**The data:**
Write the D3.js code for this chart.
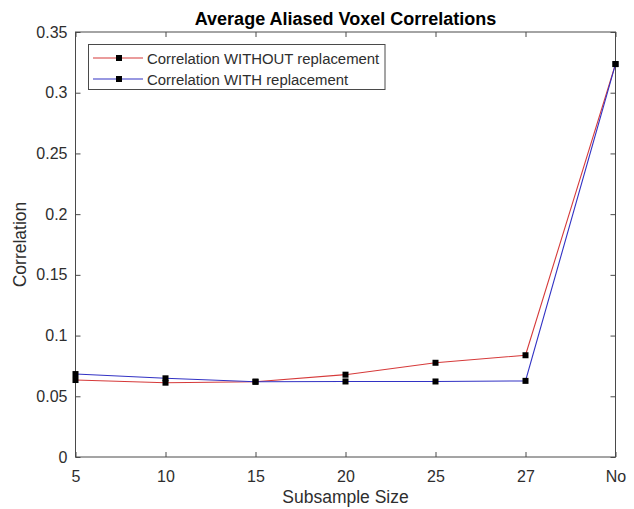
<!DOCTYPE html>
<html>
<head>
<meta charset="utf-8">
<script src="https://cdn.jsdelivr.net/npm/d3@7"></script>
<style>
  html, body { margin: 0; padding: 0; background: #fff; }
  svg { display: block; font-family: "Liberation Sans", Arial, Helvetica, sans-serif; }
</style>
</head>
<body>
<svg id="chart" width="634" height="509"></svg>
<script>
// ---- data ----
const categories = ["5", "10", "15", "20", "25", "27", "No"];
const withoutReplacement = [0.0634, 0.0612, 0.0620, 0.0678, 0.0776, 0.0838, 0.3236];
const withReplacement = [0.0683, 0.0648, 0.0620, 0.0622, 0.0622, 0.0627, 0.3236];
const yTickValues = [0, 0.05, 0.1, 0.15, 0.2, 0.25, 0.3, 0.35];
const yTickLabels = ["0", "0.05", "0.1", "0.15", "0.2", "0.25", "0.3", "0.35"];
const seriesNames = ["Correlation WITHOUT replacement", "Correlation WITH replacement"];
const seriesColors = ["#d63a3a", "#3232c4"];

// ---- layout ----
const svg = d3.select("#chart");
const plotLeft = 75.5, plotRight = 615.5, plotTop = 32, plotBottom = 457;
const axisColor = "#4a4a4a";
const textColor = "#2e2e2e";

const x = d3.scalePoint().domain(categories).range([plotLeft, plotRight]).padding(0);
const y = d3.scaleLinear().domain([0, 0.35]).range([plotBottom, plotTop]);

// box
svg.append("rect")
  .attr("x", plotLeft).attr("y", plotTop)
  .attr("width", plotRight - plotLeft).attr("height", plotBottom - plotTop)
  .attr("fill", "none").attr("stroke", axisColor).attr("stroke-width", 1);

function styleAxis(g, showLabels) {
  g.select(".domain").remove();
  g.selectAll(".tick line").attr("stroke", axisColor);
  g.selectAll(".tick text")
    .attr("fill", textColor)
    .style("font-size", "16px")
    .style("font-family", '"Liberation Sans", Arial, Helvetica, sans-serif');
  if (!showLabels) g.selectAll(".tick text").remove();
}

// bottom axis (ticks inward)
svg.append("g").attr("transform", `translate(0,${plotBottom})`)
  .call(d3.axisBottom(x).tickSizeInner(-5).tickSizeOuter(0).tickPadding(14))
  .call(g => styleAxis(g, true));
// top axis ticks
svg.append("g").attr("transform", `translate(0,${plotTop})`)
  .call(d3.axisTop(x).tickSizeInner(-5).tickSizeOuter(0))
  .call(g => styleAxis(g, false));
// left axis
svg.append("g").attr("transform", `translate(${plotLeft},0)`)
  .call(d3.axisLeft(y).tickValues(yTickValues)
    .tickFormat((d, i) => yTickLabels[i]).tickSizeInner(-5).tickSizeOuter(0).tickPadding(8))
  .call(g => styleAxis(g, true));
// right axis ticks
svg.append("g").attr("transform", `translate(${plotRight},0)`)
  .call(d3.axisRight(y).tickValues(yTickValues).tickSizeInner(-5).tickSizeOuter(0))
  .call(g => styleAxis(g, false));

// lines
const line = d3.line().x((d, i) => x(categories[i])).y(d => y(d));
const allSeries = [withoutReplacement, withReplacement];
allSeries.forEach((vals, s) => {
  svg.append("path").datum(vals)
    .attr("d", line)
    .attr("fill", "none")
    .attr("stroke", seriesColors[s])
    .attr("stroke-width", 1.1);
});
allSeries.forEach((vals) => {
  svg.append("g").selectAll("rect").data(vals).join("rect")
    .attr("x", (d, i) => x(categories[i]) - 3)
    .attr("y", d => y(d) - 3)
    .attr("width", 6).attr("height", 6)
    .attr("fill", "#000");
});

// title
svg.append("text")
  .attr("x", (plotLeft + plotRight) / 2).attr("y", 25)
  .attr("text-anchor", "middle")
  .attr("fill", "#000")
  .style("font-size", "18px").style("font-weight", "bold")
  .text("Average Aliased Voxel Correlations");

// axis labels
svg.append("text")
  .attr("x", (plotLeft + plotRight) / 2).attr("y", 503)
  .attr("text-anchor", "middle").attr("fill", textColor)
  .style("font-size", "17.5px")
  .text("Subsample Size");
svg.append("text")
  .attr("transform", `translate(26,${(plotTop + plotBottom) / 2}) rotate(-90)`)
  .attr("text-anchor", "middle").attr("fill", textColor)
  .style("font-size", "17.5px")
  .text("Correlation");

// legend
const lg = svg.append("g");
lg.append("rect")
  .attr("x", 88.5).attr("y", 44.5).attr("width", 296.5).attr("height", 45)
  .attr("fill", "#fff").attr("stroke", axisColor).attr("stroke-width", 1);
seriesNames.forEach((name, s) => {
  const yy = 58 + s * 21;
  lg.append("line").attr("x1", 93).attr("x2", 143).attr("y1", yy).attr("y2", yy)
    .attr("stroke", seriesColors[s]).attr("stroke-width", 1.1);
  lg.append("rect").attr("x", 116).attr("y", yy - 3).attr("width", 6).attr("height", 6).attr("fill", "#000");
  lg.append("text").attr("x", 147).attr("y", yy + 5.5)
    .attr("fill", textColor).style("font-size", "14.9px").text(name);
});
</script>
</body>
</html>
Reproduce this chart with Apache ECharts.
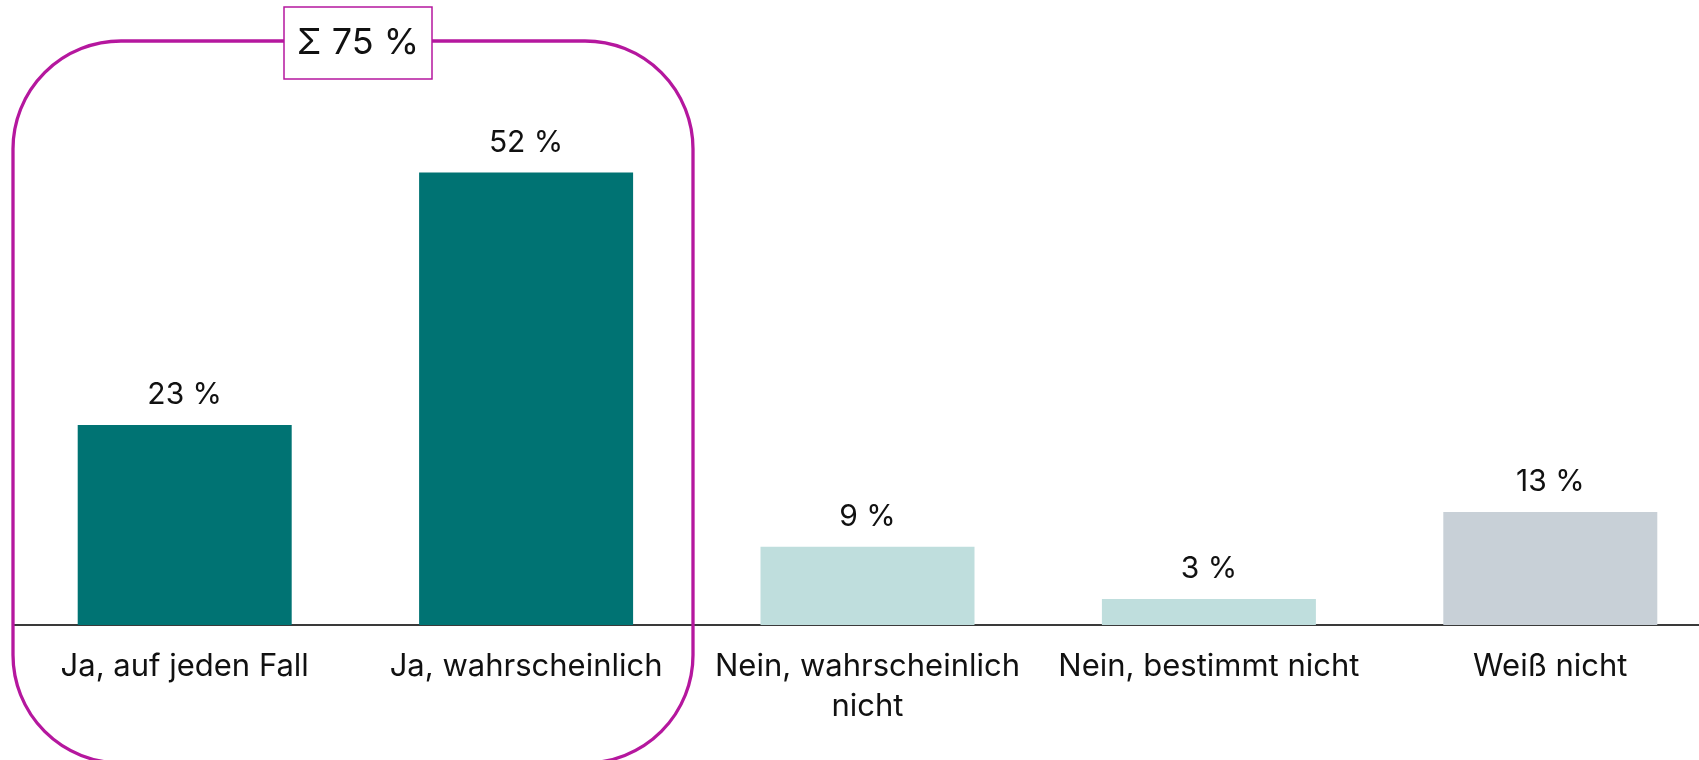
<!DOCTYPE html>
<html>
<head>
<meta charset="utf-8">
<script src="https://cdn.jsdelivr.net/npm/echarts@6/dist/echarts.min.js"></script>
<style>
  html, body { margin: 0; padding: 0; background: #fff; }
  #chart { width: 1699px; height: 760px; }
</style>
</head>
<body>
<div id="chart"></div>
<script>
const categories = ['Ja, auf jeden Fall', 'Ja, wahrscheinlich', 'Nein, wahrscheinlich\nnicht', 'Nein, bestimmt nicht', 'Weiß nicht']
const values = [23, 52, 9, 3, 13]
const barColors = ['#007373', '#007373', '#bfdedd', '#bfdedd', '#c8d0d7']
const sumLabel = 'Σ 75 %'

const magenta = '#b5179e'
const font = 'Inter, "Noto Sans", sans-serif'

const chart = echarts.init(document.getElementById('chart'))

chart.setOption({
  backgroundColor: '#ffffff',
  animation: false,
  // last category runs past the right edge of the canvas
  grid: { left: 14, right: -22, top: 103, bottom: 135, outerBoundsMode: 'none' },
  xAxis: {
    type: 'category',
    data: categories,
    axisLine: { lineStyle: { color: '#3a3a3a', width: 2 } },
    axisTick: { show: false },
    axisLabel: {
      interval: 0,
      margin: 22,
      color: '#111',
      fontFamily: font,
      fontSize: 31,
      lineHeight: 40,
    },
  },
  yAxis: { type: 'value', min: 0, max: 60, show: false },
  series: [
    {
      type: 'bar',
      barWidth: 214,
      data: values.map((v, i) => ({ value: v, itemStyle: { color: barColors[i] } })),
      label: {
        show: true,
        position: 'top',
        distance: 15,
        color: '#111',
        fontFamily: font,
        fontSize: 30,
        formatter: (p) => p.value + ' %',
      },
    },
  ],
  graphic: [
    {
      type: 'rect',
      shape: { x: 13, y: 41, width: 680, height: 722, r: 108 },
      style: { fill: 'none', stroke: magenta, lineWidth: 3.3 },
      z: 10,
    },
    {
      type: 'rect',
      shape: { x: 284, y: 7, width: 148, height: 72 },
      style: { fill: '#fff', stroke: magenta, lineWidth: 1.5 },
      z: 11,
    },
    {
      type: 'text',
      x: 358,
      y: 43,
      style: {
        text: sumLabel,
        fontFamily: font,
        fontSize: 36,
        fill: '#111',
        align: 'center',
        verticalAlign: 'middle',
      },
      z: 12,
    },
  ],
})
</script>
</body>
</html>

**The problem:** Identify each line in the records above that contains the word "this", and copy it out in full.

**Task output:**
Write the D3.js code for this chart.
Reproduce this chart with Apache ECharts.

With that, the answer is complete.